Mediatank held a really marvelous presentation of first the two Federal Communications Commissioners Michael J. Copps & Jonathan S. Adelstein, then had a panel of eight other media professionals and then opened the floor to comments from the audience (Audience members signed up to speak at the entrance to the forum and were then called in the order they signed up in). The closing of WHAT Radio was a major subject and how different organizations used their resources to bypass the major media and get critical stories out to the public was another.
I spoke on my recent PhillyIMC piece on the major media and how the left blogosphere, an aroused and active citizenry that uses blogs, among other tools to raise awareness that a profit-obsessed major media can't be bothered with.
There's an extremely sad report from Media Matters that demonstrates just how severely messed up the major media is.
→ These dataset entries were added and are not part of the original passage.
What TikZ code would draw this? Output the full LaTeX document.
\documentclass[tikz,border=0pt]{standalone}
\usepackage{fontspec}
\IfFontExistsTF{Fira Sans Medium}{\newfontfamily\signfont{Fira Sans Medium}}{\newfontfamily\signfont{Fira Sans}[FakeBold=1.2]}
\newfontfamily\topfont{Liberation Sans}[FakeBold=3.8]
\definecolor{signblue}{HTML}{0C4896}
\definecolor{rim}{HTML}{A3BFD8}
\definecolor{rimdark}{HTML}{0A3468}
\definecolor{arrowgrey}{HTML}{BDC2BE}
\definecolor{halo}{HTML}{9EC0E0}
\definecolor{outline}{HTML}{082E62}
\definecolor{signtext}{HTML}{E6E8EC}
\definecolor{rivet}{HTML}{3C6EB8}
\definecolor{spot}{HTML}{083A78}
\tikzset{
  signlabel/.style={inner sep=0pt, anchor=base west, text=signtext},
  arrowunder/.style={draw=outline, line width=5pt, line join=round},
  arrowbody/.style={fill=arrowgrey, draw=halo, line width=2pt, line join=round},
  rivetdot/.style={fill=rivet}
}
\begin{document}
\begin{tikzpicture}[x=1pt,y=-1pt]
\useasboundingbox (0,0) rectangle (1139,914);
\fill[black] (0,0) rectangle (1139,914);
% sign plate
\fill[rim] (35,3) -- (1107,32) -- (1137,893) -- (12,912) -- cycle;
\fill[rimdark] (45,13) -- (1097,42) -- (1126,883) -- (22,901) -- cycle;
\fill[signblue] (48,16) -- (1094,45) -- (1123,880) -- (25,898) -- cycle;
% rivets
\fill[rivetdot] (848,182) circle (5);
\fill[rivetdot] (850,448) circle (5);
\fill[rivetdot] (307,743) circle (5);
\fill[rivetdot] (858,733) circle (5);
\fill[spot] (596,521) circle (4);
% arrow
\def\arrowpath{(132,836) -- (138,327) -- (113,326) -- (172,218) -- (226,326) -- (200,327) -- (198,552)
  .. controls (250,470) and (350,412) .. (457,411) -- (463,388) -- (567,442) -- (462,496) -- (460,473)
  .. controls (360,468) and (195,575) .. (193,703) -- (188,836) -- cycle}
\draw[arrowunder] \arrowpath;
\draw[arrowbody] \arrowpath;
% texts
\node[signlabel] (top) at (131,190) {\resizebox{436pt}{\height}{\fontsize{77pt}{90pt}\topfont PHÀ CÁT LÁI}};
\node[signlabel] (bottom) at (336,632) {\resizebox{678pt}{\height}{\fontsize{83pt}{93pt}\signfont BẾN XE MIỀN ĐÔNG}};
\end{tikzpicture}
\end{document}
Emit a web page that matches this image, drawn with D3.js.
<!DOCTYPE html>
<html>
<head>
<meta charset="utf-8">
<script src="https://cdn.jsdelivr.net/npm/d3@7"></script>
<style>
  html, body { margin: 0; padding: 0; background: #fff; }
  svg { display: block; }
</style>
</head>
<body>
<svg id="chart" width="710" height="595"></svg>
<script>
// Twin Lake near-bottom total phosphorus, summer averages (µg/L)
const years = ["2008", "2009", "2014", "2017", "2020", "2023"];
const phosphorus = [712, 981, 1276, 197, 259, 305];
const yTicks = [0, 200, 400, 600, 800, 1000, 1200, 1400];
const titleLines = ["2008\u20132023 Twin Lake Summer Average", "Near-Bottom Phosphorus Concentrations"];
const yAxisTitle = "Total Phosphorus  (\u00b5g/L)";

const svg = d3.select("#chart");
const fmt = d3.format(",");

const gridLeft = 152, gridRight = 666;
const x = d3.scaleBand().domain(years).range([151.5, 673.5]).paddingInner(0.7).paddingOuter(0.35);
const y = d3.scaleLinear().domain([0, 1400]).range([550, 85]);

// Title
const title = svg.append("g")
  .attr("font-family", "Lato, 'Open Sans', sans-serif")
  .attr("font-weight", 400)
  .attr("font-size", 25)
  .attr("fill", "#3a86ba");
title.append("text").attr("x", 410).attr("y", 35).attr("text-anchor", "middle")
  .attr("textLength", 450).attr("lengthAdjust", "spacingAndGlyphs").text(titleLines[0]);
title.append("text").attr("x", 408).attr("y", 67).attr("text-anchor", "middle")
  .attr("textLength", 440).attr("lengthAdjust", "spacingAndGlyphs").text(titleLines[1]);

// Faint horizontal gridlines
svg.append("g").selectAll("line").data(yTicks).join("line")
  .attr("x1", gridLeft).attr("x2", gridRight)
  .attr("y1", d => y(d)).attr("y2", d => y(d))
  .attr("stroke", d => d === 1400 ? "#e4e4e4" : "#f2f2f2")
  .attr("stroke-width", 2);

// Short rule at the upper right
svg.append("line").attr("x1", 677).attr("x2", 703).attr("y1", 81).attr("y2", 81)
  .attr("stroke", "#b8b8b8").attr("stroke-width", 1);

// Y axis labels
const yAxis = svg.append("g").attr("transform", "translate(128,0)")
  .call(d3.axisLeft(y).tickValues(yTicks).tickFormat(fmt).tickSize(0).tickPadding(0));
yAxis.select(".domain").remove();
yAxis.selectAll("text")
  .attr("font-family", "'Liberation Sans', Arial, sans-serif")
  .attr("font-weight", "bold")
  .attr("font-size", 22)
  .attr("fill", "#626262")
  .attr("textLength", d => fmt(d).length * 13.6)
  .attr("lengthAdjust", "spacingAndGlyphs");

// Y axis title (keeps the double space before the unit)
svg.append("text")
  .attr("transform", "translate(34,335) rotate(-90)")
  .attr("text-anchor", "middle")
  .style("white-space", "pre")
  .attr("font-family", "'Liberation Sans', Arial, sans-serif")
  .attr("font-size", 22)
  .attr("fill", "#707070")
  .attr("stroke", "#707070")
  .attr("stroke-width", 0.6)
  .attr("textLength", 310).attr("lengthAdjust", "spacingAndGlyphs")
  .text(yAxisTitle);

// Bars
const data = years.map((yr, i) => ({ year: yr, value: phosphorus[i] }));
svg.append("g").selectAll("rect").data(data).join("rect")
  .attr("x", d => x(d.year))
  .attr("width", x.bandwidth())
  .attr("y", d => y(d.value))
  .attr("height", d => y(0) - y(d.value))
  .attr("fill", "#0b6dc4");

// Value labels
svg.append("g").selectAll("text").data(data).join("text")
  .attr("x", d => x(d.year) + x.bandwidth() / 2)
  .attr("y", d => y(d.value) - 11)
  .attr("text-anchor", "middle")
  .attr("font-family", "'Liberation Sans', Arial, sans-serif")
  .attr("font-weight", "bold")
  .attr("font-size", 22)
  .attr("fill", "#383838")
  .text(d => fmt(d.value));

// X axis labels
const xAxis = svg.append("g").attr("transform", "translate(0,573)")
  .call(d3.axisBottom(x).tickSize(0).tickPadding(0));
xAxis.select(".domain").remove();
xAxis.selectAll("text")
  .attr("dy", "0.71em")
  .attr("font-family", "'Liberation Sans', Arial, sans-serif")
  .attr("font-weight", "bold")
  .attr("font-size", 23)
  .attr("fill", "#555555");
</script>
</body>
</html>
Reporter John Solomon from the Washington Post tries desperately to "gin up" a scandal by ignoring neighborhood housing prices and darkly suggesting that first Senate then-Minority Leader Harry Reid "collected a $1.1 million windfall on a Las Vegas land sale" and now suggesting that "Sen. John Edwards recently sold a home for $1.4 million more than he had paid for it." What Solomon leaves out of course, are the housing prices typically paid in those neighborhoods. Had he done so, he would have seen that there was absolutely nothing noteworthy about either sale.
"Twice in three months, Solomon has written an article in which he makes much of a real estate transaction in which a prominent Democrat appears to have made a million-dollar profit. Twice in three months, Solomon has hyped the gaudy number without placing it in context. In both cases, that context showed the profit to be far from atypical."
This is very clearly the behavior of a writer trying desperately to re-live the "glory days" when journalists could say whatever they liked about progressives. As the blogger Atrios puts it: "Under 'the Clinton rules of journalism,' you can say any goddamn thing you want -- as long as you say it about the Clintons. This [sic] rules have already begun to affect the way Campaign 08 is covered."
Personally, I really couldn't care less how much journalists enjoyed the Clinton Presidency when they could say whatever they pleased about progressives with no consequences. I and many, many millions of progressives, radicals, liberals and moderates HATED those days and HATED the "Clinton rules"!
Is the next president likely to be a Republican? Two years is an awfully long time and lots can happen, but the situation does NOT look good for Republicans. It's looking a lot like the next several election cycles will be Democratic ones. We lefty bloggers, liberals, citizen activists and Democrats will need to keep the pressure on for a good long time, until the media grows up and stops looking to play "Gotcha!" with us all.

1 comment:

Rich Gardner said...

Because I think the press is desperately trying to "gin up" a scandal?